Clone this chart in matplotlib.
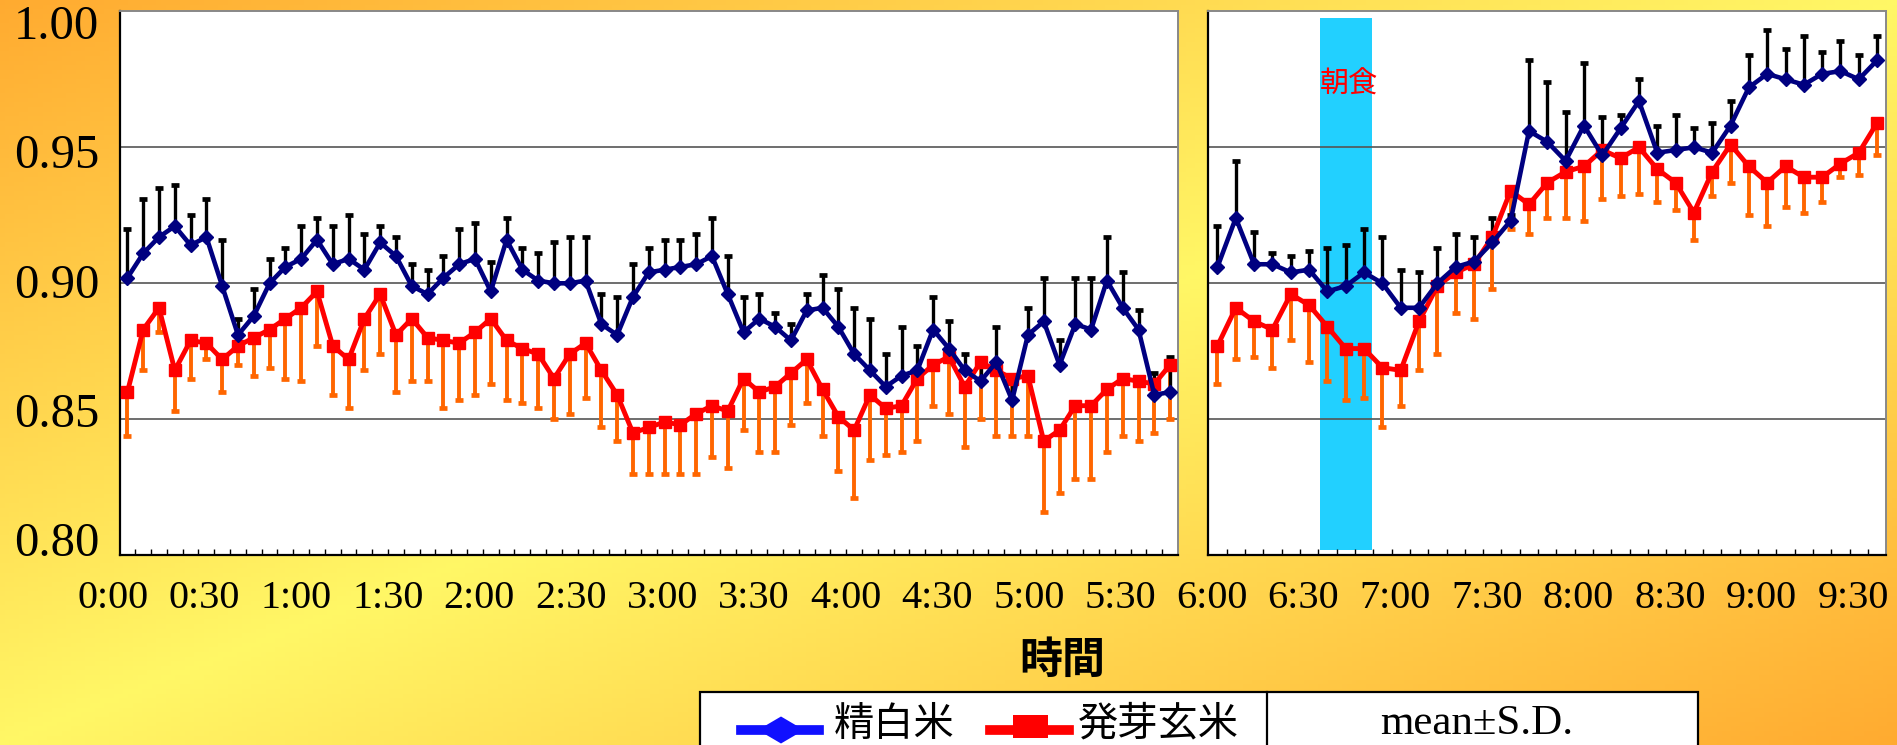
import numpy as np
import matplotlib
matplotlib.use("Agg")
import matplotlib.pyplot as plt
from matplotlib.patches import Rectangle, Polygon
from matplotlib.lines import Line2D
from matplotlib.transforms import Affine2D

# 0:00-5:30 (5 min steps), 精白米
white_am = [0.902, 0.911, 0.917, 0.921, 0.914, 0.917, 0.899, 0.881, 0.888, 0.900,
            0.906, 0.909, 0.916, 0.907, 0.909, 0.905, 0.915, 0.910, 0.899, 0.896,
            0.902, 0.907, 0.909, 0.897, 0.916, 0.905, 0.901, 0.900, 0.900, 0.901,
            0.885, 0.881, 0.895, 0.904, 0.905, 0.906, 0.907, 0.910, 0.896, 0.882,
            0.887, 0.884, 0.879, 0.890, 0.891, 0.884, 0.874, 0.868, 0.862, 0.866,
            0.868, 0.883, 0.876, 0.868, 0.864, 0.871, 0.857, 0.881, 0.886, 0.870,
            0.885, 0.883, 0.901, 0.891, 0.883, 0.859, 0.860]
white_am_sd = [0.018, 0.020, 0.018, 0.015, 0.011, 0.014, 0.017, 0.006, 0.010, 0.009,
               0.007, 0.012, 0.008, 0.014, 0.016, 0.013, 0.006, 0.007, 0.008, 0.009,
               0.008, 0.013, 0.013, 0.011, 0.008, 0.008, 0.010, 0.015, 0.017, 0.016,
               0.011, 0.014, 0.012, 0.009, 0.011, 0.010, 0.011, 0.014, 0.014, 0.013,
               0.009, 0.005, 0.006, 0.006, 0.012, 0.014, 0.017, 0.019, 0.012, 0.018,
               0.009, 0.012, 0.010, 0.006, 0.008, 0.013, 0.009, 0.010, 0.016, 0.009,
               0.017, 0.019, 0.016, 0.013, 0.007, 0.008, 0.013]
# 発芽玄米
brown_am = [0.860, 0.883, 0.891, 0.868, 0.879, 0.878, 0.872, 0.877, 0.880, 0.883,
            0.887, 0.891, 0.897, 0.877, 0.872, 0.887, 0.896, 0.881, 0.887, 0.880,
            0.879, 0.878, 0.882, 0.887, 0.879, 0.876, 0.874, 0.865, 0.874, 0.878,
            0.868, 0.859, 0.845, 0.847, 0.849, 0.848, 0.852, 0.855, 0.853, 0.865,
            0.860, 0.862, 0.867, 0.872, 0.861, 0.851, 0.846, 0.859, 0.854, 0.855,
            0.865, 0.870, 0.873, 0.862, 0.871, 0.868, 0.865, 0.866, 0.842, 0.846,
            0.855, 0.855, 0.861, 0.865, 0.864, 0.863, 0.870]
brown_am_sd = [0.016, 0.015, 0.009, 0.015, 0.014, 0.006, 0.012, 0.007, 0.014, 0.014,
               0.022, 0.027, 0.020, 0.018, 0.018, 0.019, 0.022, 0.021, 0.023, 0.016,
               0.025, 0.021, 0.023, 0.024, 0.022, 0.020, 0.020, 0.015, 0.022, 0.020,
               0.021, 0.017, 0.015, 0.017, 0.019, 0.018, 0.022, 0.019, 0.021, 0.019,
               0.022, 0.024, 0.019, 0.016, 0.017, 0.020, 0.025, 0.024, 0.017, 0.017,
               0.023, 0.015, 0.021, 0.022, 0.021, 0.024, 0.021, 0.022, 0.026, 0.023,
               0.027, 0.027, 0.023, 0.021, 0.022, 0.018, 0.020]

# 6:00-9:00
white_pm = [0.906, 0.924, 0.907, 0.907, 0.904, 0.905, 0.897, 0.899, 0.904, 0.900,
            0.891, 0.891, 0.900, 0.906, 0.908, 0.915, 0.923, 0.956, 0.952, 0.945,
            0.958, 0.947, 0.957, 0.967, 0.948, 0.949, 0.950, 0.948, 0.958, 0.972,
            0.977, 0.975, 0.973, 0.977, 0.978, 0.975, 0.982]
white_pm_sd = [0.015, 0.021, 0.012, 0.004, 0.006, 0.007, 0.016, 0.015, 0.016, 0.017,
               0.014, 0.013, 0.013, 0.012, 0.009, 0.009, 0.002, 0.026, 0.022, 0.018,
               0.023, 0.014, 0.005, 0.008, 0.010, 0.013, 0.007, 0.011, 0.009, 0.012,
               0.016, 0.011, 0.018, 0.008, 0.011, 0.009, 0.009]
brown_pm = [0.877, 0.891, 0.886, 0.883, 0.896, 0.892, 0.884, 0.876, 0.876, 0.869,
            0.868, 0.886, 0.899, 0.904, 0.907, 0.917, 0.934, 0.929, 0.937, 0.941,
            0.943, 0.949, 0.946, 0.950, 0.942, 0.937, 0.926, 0.941, 0.951, 0.943,
            0.937, 0.943, 0.939, 0.939, 0.944, 0.948, 0.959]
brown_pm_sd = [0.014, 0.019, 0.013, 0.014, 0.017, 0.021, 0.020, 0.019, 0.018, 0.022,
               0.013, 0.018, 0.025, 0.015, 0.020, 0.019, 0.014, 0.011, 0.013, 0.017,
               0.020, 0.018, 0.014, 0.017, 0.012, 0.010, 0.010, 0.009, 0.014, 0.018,
               0.016, 0.015, 0.013, 0.009, 0.005, 0.008, 0.012]

breakfast = (6, 8)  # index range in the 6:00- panel
time_labels = ["0:00", "0:30", "1:00", "1:30", "2:00", "2:30", "3:00", "3:30", "4:00", "4:30",
               "5:00", "5:30", "6:00", "6:30", "7:00", "7:30", "8:00", "8:30", "9:00", "9:30"]
y_labels = ["1.00", "0.95", "0.90", "0.85", "0.80"]

W, H = 1897, 745
CJK = ["Noto Sans CJK JP", "DejaVu Sans"]
SERIF = "Liberation Serif"
NAVY = "#000080"
ORANGE = "#FF6600"

fig = plt.figure(figsize=(W / 100, H / 100), dpi=100)
px = Affine2D().scale(1 / W, -1 / H).translate(0, 1) + fig.transFigure

# background gradient: orange corners (top-left, bottom-right), yellow across the diagonal
bg = fig.add_axes([0, 0, 1, 1], zorder=-10)
gx, gy = np.meshgrid(np.linspace(0, 1, 400), np.linspace(0, 1, 160))
s = np.abs(gx + gy - 1)[..., None]
orange = np.array([1.0, 0.67, 0.19])
yellow = np.array([1.0, 0.97, 0.40])
bg.imshow(yellow * (1 - s) + orange * s, aspect="auto", extent=[0, 1, 1, 0])
bg.set_xlim(0, 1)
bg.set_ylim(1, 0)
bg.axis("off")


def panel(rect, white, white_sd, brown, brown_sd):
    ax = fig.add_axes(rect)
    n = len(white)
    x = np.arange(n)
    white = np.array(white)
    brown = np.array(brown)
    top = white + np.array(white_sd)
    bot = brown - np.array(brown_sd)
    ax.vlines(x, brown, bot, color=ORANGE, lw=2.8, zorder=2)
    ax.plot(x, bot, ls="none", marker="_", ms=6.2, mew=3.4, color=ORANGE, zorder=2)
    ax.vlines(x, white, top, color="black", lw=2.4, zorder=2)
    ax.plot(x, top, ls="none", marker="_", ms=6.2, mew=3.4, color="black", zorder=2)
    ax.plot(x, brown, color="red", lw=3.5, marker="s", ms=8, zorder=3)
    ax.plot(x, white, color=NAVY, lw=3.3, marker="D", ms=7.5, zorder=4)
    ax.set_xlim(-0.5, n - 0.5)
    ax.set_ylim(0.80, 1.00)
    ax.set_facecolor("white")
    ax.set_yticks([0.85, 0.90, 0.95])
    ax.set_axisbelow(True)
    ax.grid(axis="y", color="#555555", lw=1.2, zorder=0.5)
    ax.tick_params(axis="y", length=0, labelleft=False)
    ax.set_xticks(np.arange(0.5, n - 0.5))
    ax.tick_params(axis="x", direction="in", length=4, width=1, labelbottom=False)
    for side in ("left", "bottom"):
        ax.spines[side].set_color("black")
        ax.spines[side].set_linewidth(1.6)
    for side in ("top", "right"):
        ax.spines[side].set_color("#888888")
        ax.spines[side].set_linewidth(1.4)
    return ax


ax1 = panel([119.5 / W, 1 - 555.3 / H, 1058.5 / W, 544 / H],
            white_am, white_am_sd, brown_am, brown_am_sd)
ax2 = panel([1208.3 / W, 1 - 555.3 / H, 678 / W, 544 / H],
            white_pm, white_pm_sd, brown_pm, brown_pm_sd)

ax2.axvspan(breakfast[0] - 0.43, breakfast[1] + 0.42, ymin=0.009, ymax=0.987,
            color="#22D0FF", lw=0, zorder=0.2)
ax2.text((breakfast[0] + breakfast[1]) / 2 + 0.2, 0.973, "朝食", color="red",
         ha="center", va="center", fontsize=21, family=CJK, zorder=5)

# axis labels placed as in the original slide
for k, lab in enumerate(y_labels):
    fig.text(99, 27 + 129.3 * k, lab, transform=px, ha="right", va="center",
             fontsize=35, family=SERIF)
for k, lab in enumerate(time_labels):
    fig.text(113 + 91.58 * k, 598, lab, transform=px, ha="center", va="center",
             fontsize=29, family=SERIF)
fig.text(1062, 660, "時間", transform=px, ha="center", va="center",
         fontsize=31, fontweight="bold", family=CJK)

# legend box
fig.add_artist(Rectangle((700, 692), 998, 80, transform=px, facecolor="white",
                         edgecolor="black", lw=1.6, clip_on=False))
fig.add_artist(Line2D([1267, 1267], [692, 760], transform=px, color="black", lw=1.6))
fig.add_artist(Line2D([741, 819], [730, 730], transform=px, color="#1010FF", lw=7))
fig.add_artist(Polygon([(758, 730), (781, 716.5), (804, 730), (781, 743.5)],
                       closed=True, transform=px, facecolor="#1010FF", edgecolor="none"))
fig.add_artist(Line2D([990, 1069], [730, 730], transform=px, color="red", lw=7))
fig.add_artist(Rectangle((1013, 715), 35, 23, transform=px, facecolor="red",
                         edgecolor="none"))
fig.text(834, 724, "精白米", transform=px, ha="left", va="center", fontsize=29, family=CJK)
fig.text(1078, 724, "発芽玄米", transform=px, ha="left", va="center", fontsize=29, family=CJK)
fig.text(1477, 724, "mean±S.D.", transform=px, ha="center", va="center",
         fontsize=31, family=SERIF)

fig.savefig("out.png", dpi=100)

#### [WRITTEN INSTRUCTION]
Exactly as they appear, print the lines of the listing above from its first line through the line that contains "from matplotlib.transforms import Affine2D", minus the pictures.

#### [WRITTEN SOLUTION]
Clone this chart in matplotlib.
import numpy as np
import matplotlib
matplotlib.use("Agg")
import matplotlib.pyplot as plt
from matplotlib.patches import Rectangle, Polygon
from matplotlib.lines import Line2D
from matplotlib.transforms import Affine2D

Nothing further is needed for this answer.